While the US Mine Safety and Health Administration declined to identify where the June 25 incident occurred, it confirmed the 50-year-old was ascending an active haul road when he lost control of his vehicle.
The driver, who had 30 years of experience, passed two axle berms as he descended, though a parked coal truck blocked access to the third axle berm at the hill’s bottom.
“The runaway truck side-swiped the parked truck as the driver attempted to pass,” the agency said.
“The runaway truck continued approximately 200 feet on level ground, went over an embankment, and came to rest on its side in a creek.”
An investigation into the incident revealed that there were numerous deficiencies with the truck’s brakes.
The driver had been wearing his seat belt.
Officials also stress that drivers should be aware of their truck’s capabilities, operating ranges and load limits, select the proper gear as needed and downshift in advance of a descent.
MSHA also has urged complete and thorough pre-operational examinations and the proper maintenance of equipment’s braking and steering systems to keep them in good repair and adjustment.
Operations should construct axle berms and/or runaway ramps in areas of steep grades, and once in place management must train all drivers on the use of the applicable protections.

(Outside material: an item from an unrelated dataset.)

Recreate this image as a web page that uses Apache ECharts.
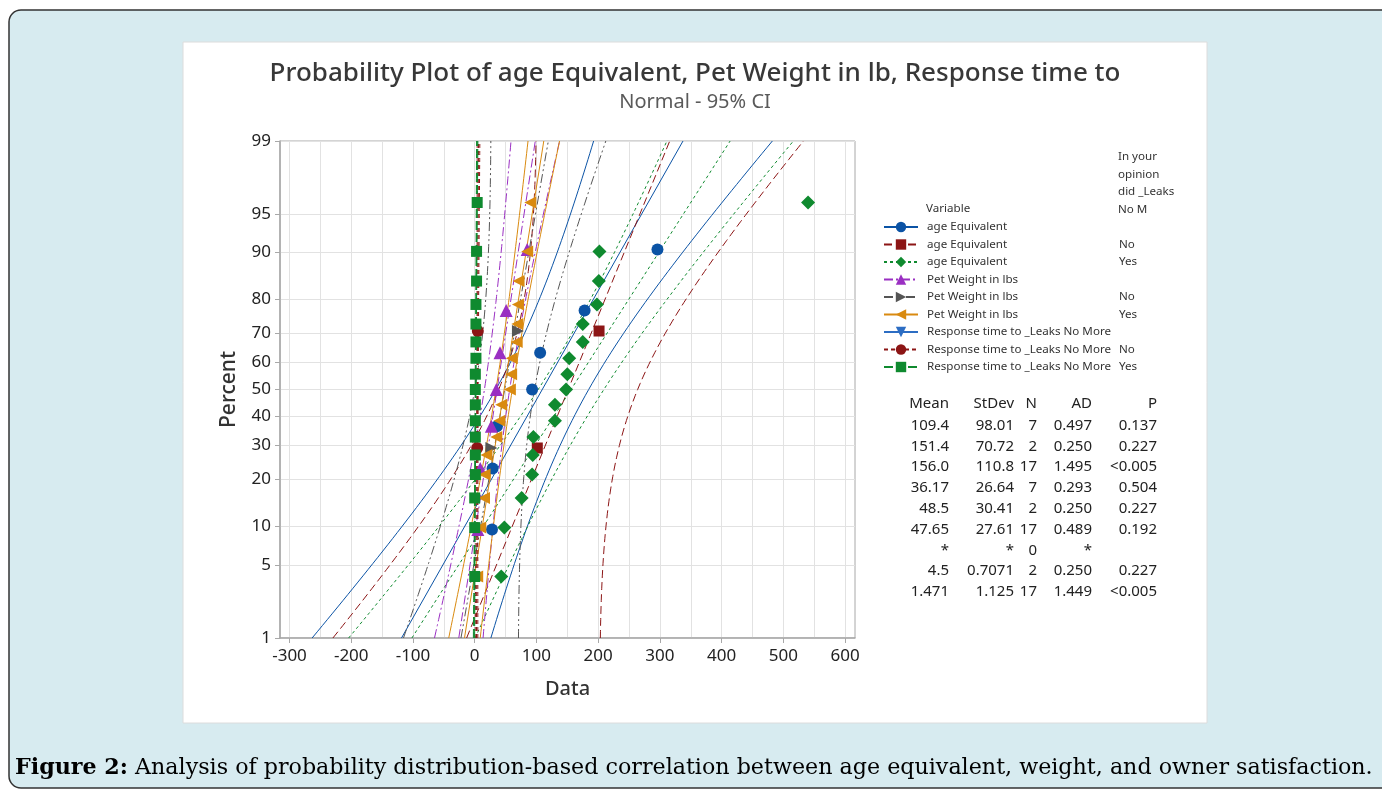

The maintenance of access areas leading to axle berms and runaway ramps at all times is vital, as is traveling on mine property at or below the posted speed limit.
MSHA said, all mines should have an area where a functionality check could be performed on a piece of equipment, and, when behind the wheel, drivers should always be aware and mindful of weather and changing conditions that could affect visibility and other factors.